Rowing with the greats
The beckoning Olympics pose a challenge to the non athletic.
To be candid, I am not athletic. I play bad but entertaining tennis; I love a game of cricket; I’m not one for football, nor Rugby; and I liked rowing long ago.
But thrice this year I have encountered great athletes and been allowed to join them in their sport. At the Manchester velodrome I was allowed to cycle with several of our top paralympians.
Then out in Redbridge, East of London, I cycled again, this time with the legendary and delightful Mark Cavendish.
Today I got off the wheels and onto the rowing machine with four-time Olympic champion rower Sir Matthew Pinsent.
Pinsent believes that if each of us rowed the 2km distance (for which he still holds the British record) once a week, our life chances in fitness and survival would be considerably advanced.
Krishnan Guru-Murthy, Cathy Newman, and I undertook a challenge to see how near the great man’s British Record we could get – on a rowing machine. Actually the machines were pretty sumptuous – but still not much of a match for the boat Pinsent did his number in.
So there we were, the three of us in a line.
You don’t realise how far 2km is, nor how to judge how you should divide your efforts over the time span.

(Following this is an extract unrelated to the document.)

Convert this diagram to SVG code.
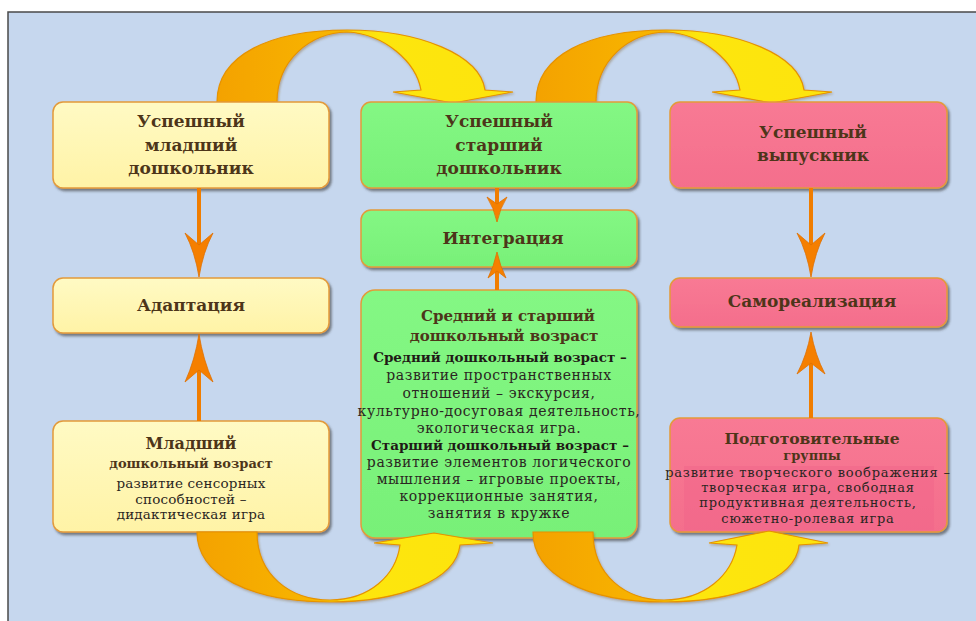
<svg xmlns="http://www.w3.org/2000/svg" width="976" height="621" viewBox="0 0 976 621">
<defs>
<style>
.t{font-family:"DejaVu Serif","Liberation Serif",serif;font-weight:bold;fill:#4d3519;text-anchor:middle}
.h{font-size:17px}
.b,.b2,.b3{font-family:"DejaVu Serif","Liberation Serif",serif;fill:#2b2622;text-anchor:middle}
.b{font-size:14px;letter-spacing:0.6px}
.b2{font-size:13.5px;letter-spacing:0.2px}
.b3{font-size:13px;letter-spacing:0.8px}
.bb{font-family:"DejaVu Serif","Liberation Serif",serif;font-size:13.5px;font-weight:bold;fill:#1f1a16;text-anchor:middle}
.box{stroke:#e39a3a;stroke-width:1.5;filter:url(#sh)}
.y{fill:url(#gy)}
.g{fill:url(#gg)}
.p{fill:url(#gp)}
.ln{stroke:#f07d00;stroke-width:4;fill:none}
.hd{fill:#f57f00;stroke:#e07000;stroke-width:0.8}
.crv{fill:url(#ga);stroke:#e69200;stroke-width:1.2;filter:url(#sh2)}
</style>
<linearGradient id="gy" x1="0" y1="0" x2="0" y2="1"><stop offset="0" stop-color="#fffac4"/><stop offset="1" stop-color="#fff3a6"/></linearGradient>
<linearGradient id="gg" x1="0" y1="0" x2="0" y2="1"><stop offset="0" stop-color="#84f784"/><stop offset="1" stop-color="#78f078"/></linearGradient>
<linearGradient id="gp" x1="0" y1="0" x2="0" y2="1"><stop offset="0" stop-color="#f87a94"/><stop offset="1" stop-color="#f46e8c"/></linearGradient>
<linearGradient id="ga" x1="0" y1="0" x2="1" y2="0"><stop offset="0" stop-color="#f4a200"/><stop offset="0.42" stop-color="#f8b600"/><stop offset="0.46" stop-color="#fcd80a"/><stop offset="0.55" stop-color="#fde60c"/><stop offset="1" stop-color="#fde40c"/></linearGradient>
<filter id="sh" x="-10%" y="-10%" width="120%" height="130%"><feDropShadow dx="2" dy="2.5" stdDeviation="1.2" flood-color="#3a3a3a" flood-opacity="0.6"/></filter>
<filter id="sh2" x="-10%" y="-10%" width="120%" height="130%"><feDropShadow dx="1" dy="1.5" stdDeviation="1" flood-color="#7a5a20" flood-opacity="0.4"/></filter>
</defs>
<rect x="0" y="0" width="976" height="621" fill="#ffffff"/>
<rect x="8" y="12" width="980" height="620" fill="#c6d7ee" stroke="#4a4a4a" stroke-width="1.5"/>

<g id="connectors">
<path class="crv" d="M217,102 C217,55 270,30 347,30 C420,30 480,55 485,90 L513,92 L453,103 L393,92 L421,90 C416,62 385,34 347,32 C310,33 277,60 277,102 Z"/>
<path class="crv" d="M536,102 C536,55 589,30 666,30 C739,30 799,55 804,90 L832,92 L772,103 L712,92 L740,90 C735,62 704,34 666,32 C629,33 596,60 596,102 Z"/>
</g>

<g id="n1"><rect class="box y" x="53" y="102" width="276" height="86" rx="10"/>
<text class="t h" x="191" y="127">Успешный</text><text class="t h" x="191" y="151">младший</text><text class="t h" x="191" y="174">дошкольник</text></g>
<g id="n2"><rect class="box y" x="53" y="278" width="276" height="55" rx="10"/>
<text class="t h" x="191" y="311">Адаптация</text></g>
<g id="n3"><rect class="box y" x="53" y="421" width="276" height="111" rx="10"/>
<text class="t" font-size="16" x="191" y="449">Младший</text><text class="t" font-size="13" x="191" y="468">дошкольный возраст</text>
<text class="b2" x="191" y="488">развитие сенсорных</text><text class="b2" x="191" y="504">способностей –</text><text class="b2" x="191" y="519">дидактическая игра</text></g>

<g id="n4"><rect class="box g" x="361" y="102" width="276" height="86" rx="10"/>
<text class="t h" x="499" y="127">Успешный</text><text class="t h" x="499" y="151">старший</text><text class="t h" x="499" y="174">дошкольник</text></g>
<g id="n5"><rect class="box g" x="361" y="210" width="276" height="57" rx="10"/>
<text class="t h" x="503" y="244">Интеграция</text></g>
<g id="n6"><rect class="box g" x="361" y="290" width="276" height="248" rx="14"/>
<text class="t" font-size="15" x="508" y="321">Средний и старший</text><text class="t" font-size="15" x="504" y="341">дошкольный возраст</text>
<text class="bb" x="500" y="362">Средний дошкольный возраст –</text>
<text class="b" x="499" y="380">развитие пространственных</text>
<text class="b" x="499" y="398">отношений – экскурсия,</text>
<text class="b" x="499" y="416">культурно-досуговая деятельность,</text>
<text class="b" x="499" y="433">экологическая игра.</text>
<text class="bb" x="500" y="450">Старший дошкольный возраст –</text>
<text class="b" x="499" y="467">развитие элементов логического</text>
<text class="b" x="499" y="484">мышления – игровые проекты,</text>
<text class="b" x="499" y="501">коррекционные занятия,</text>
<text class="b" x="499" y="518">занятия в кружке</text></g>

<g id="n7"><rect class="box p" x="670" y="102" width="277" height="86" rx="10"/>
<text class="t h" x="813" y="138">Успешный</text><text class="t h" x="813" y="161">выпускник</text></g>
<g id="n8"><rect class="box p" x="670" y="278" width="277" height="49" rx="10"/>
<text class="t h" x="812" y="307">Самореализация</text></g>
<g id="n9"><rect class="box p" x="670" y="418" width="277" height="114" rx="10"/>
<rect x="684" y="466" width="250" height="64" fill="#f0668a" opacity="0.55"/>
<text class="t" font-size="15.5" x="812" y="444">Подготовительные</text><text class="t" font-size="13" x="812" y="460">группы</text>
<text class="b3" x="808" y="477">развитие творческого воображения –</text>
<text class="b3" x="808" y="492">творческая игра, свободная</text>
<text class="b3" x="808" y="507">продуктивная деятельность,</text>
<text class="b3" x="808" y="523">сюжетно-ролевая игра</text></g>

<g id="connectors2">
<path class="crv" d="M197,532 C197,575 250,602 330,602 C400,602 456,580 460,545 L493,543 L434,533 L374,543 L400,545 C396,575 370,600 330,600 C290,600 257,575 257,532 Z"/>
<path class="crv" d="M533,532 C533,575 586,602 664,602 C735,602 796,580 799,545 L828,543 L769,531 L709,543 L737,545 C732,575 705,600 664,600 C625,600 593,575 593,532 Z"/>
<line class="ln" x1="199" y1="188" x2="199" y2="250"/>
<path class="hd" d="M199,277 Q195,252 185,233 L199,245 L213,233 Q203,252 199,277 Z"/>
<line class="ln" x1="199" y1="421" x2="199" y2="360"/>
<path class="hd" d="M199,334 Q195,360 185,382 L199,370 L213,382 Q203,360 199,334 Z"/>
<line class="ln" x1="497" y1="188" x2="497" y2="210"/>
<path class="hd" d="M497,222 Q494,208 487,197 L497,204 L507,197 Q500,208 497,222 Z"/>
<line class="ln" x1="497" y1="290" x2="497" y2="268"/>
<path class="hd" d="M497,252 Q494,266 488,278 L497,271 L506,278 Q500,266 497,252 Z"/>
<line class="ln" x1="811" y1="188" x2="811" y2="250"/>
<path class="hd" d="M811,277 Q807,252 797,233 L811,245 L825,233 Q815,252 811,277 Z"/>
<line class="ln" x1="811" y1="418" x2="811" y2="355"/>
<path class="hd" d="M811,332 Q807,355 797,374 L811,363 L825,374 Q815,355 811,332 Z"/>
</g>
</svg>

I gave the machine hell in the first 500 meters of our 2km challenge – kept the rate up to about 34 per minute – then a fell back a bit before Sir Matthew gave me a verbal kick up the bum to resume the hell.
I was amazed to finish a mere 3 minutes and 13 seconds slower than his own fine British record.
All I know is that I needed a very large bowl of porridge and a five mile cycle ride from Putney Bridge to my office to put matters right afterwards.